JAKARTA (voa-islam.com) - Terkait kasus tewasnya Nurdin di Dompu oleh Densus 88 saat melakukan penindakan hukum, dari kesaksian-kesaksian di lapangan mengindikasikan kuat bahwa cara kerja Densus 88 sangat tidak profesional bahkan brutal. Karena itu saya perlu menyampaikan pandangan saya sebagai kritik atas peristiwa tersebut:
Ini satu bukti lagi cara kerja Densus 88 yang tidak profesional, bahkan boleh dibilang biadab dalam penindakan dan penegakkan hukum. Supremasi hukum tidak lagi menjadi doktrin penegak hukum. Cara kerja dengan dasar dendam kusumat lebih menonjol pada kasus terbunuhnya Nurdin di tangan Densus 88. Orang-orang yang masuk daftar DPO Densus 88 dugaan kuat saya semua sudah terpetakan koordinatnya, tinggal kapan mau dimainkan.

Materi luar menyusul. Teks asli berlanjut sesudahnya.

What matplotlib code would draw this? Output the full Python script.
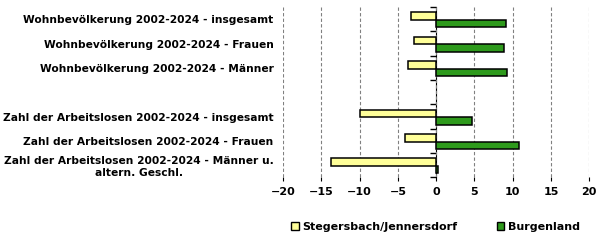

Namun sangat disayangkan jika cara-caranya seperti halnya gerombolan peneror yang tidak mengerti hukum. Pihak polri boleh dan bisa saja membuat argumentasi kenapa Nurdin harus ditembak mati. Tapi masyarakat juga tidak bodoh dan tidak bisa dibodohi karena kesaksian dilapangan banyak menunjukkan informasi yang kontra dengan statemen Polri. Dan hal ini tidak bisa diabaikan.
Terbunuhnya Fadli yang notebene orangnya Densus 88 di Poso oleh orang-orang yang mengaku dari MIT (mujahidin Indonesia Timur) dibalas eksekusi dengan cara tidak kalah brutalnya oleh Densus 88 terhadap Nurdin di Dompu. Seperti berbalas pantun; kekerasan dibalas kekerasan. Saya melihat siapapun yang melakukan tindak kekerasan yang biadab maka ia berkontribusi melahirkan kekerasan dan kebiadaban berikutnya.
Penindakan hukum itu bukan dengan cara-cara melanggar hukum, karena jelas berbeda peran aparat penegak hukum dengan penjahat atas nama hukum. Mereduksi sikap radikal ekstrim sebuah kelompok masyarakat tidak pernah bisa dengan cara-cara yang justru melahirkan efek kristalisasi radikalisme. Saya menduga kuat tindakan Densus 88 terhadap Nurdin di Dompu akan melahirkan spiral kekerasan berikutnya.